Efectivamente, esta es una de las novedades que se han producido este año. El nuevo horario de cierre se cumple de forma generalizada en el barrio. Minutos antes de las tres ya se oyen bajar las persianas metálicas y van apagándose los primeros rótulos luminosos. Se inicia entonces una auténtica riada humana que, bajando de la calle Santa Agnès, va vaciando el West y se dirige, principalmente, hacia los hoteles de la bahía o bien a otros locales fuera del barrio para seguir la fiesta.

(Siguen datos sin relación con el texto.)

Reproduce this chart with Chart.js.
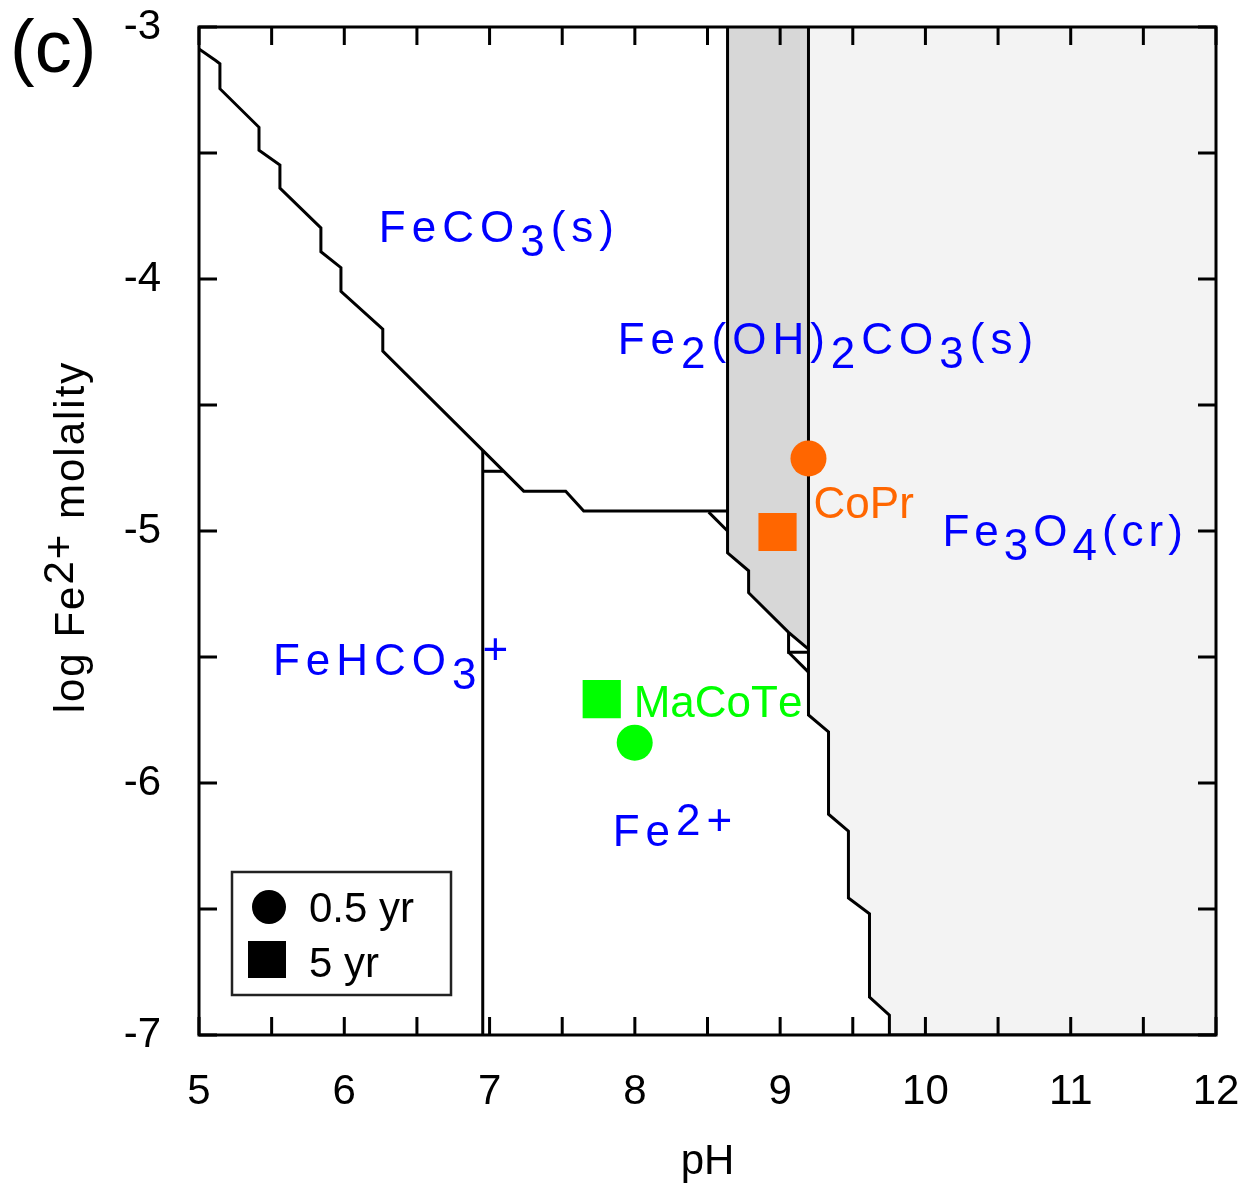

A las tres y veinte ya no queda casi ningún local con las puertas abiertas. Dos o tres establecimientos de cómida rápida, en cambio, seguían abiertos casi a las tres y media.

Otra de las novedades destacables de este año es la fuerte presencia de agentes de la Guardia Civil, que realiza la labor que nunca ha hecho la Policía Local. Frente a la calle Santa Agnès permanecen apostados tres vehículos todoterreno de la Benemérita, con seis agentes en total, que vigilan sobre la acera el proceso de cierre de los locales y la salida masiva de jóvenes del barrio. Junto a ellos hay un agente de los Carabinieri italianos.

Por increíble que parezca, una relativa calma y un todavía más relativo silencio (los alaridos de los borrachos británicos no están sometidos a sonometrías) se apodera a partir de entonces del West. «Casi no me lo creo. Que sean las cuatro de la madrugada y no se oiga ese zumbido permanente de gente y música debajo de casa parece un milagro», afirmaba el día anterior un residente que ya se había resignado a «esta tortura». «Tampoco es que esto sea ahora un remanso de paz, porque los borrachos que se quedan aquí tirados siguen gritando y cantando, pero algo es algo», añade.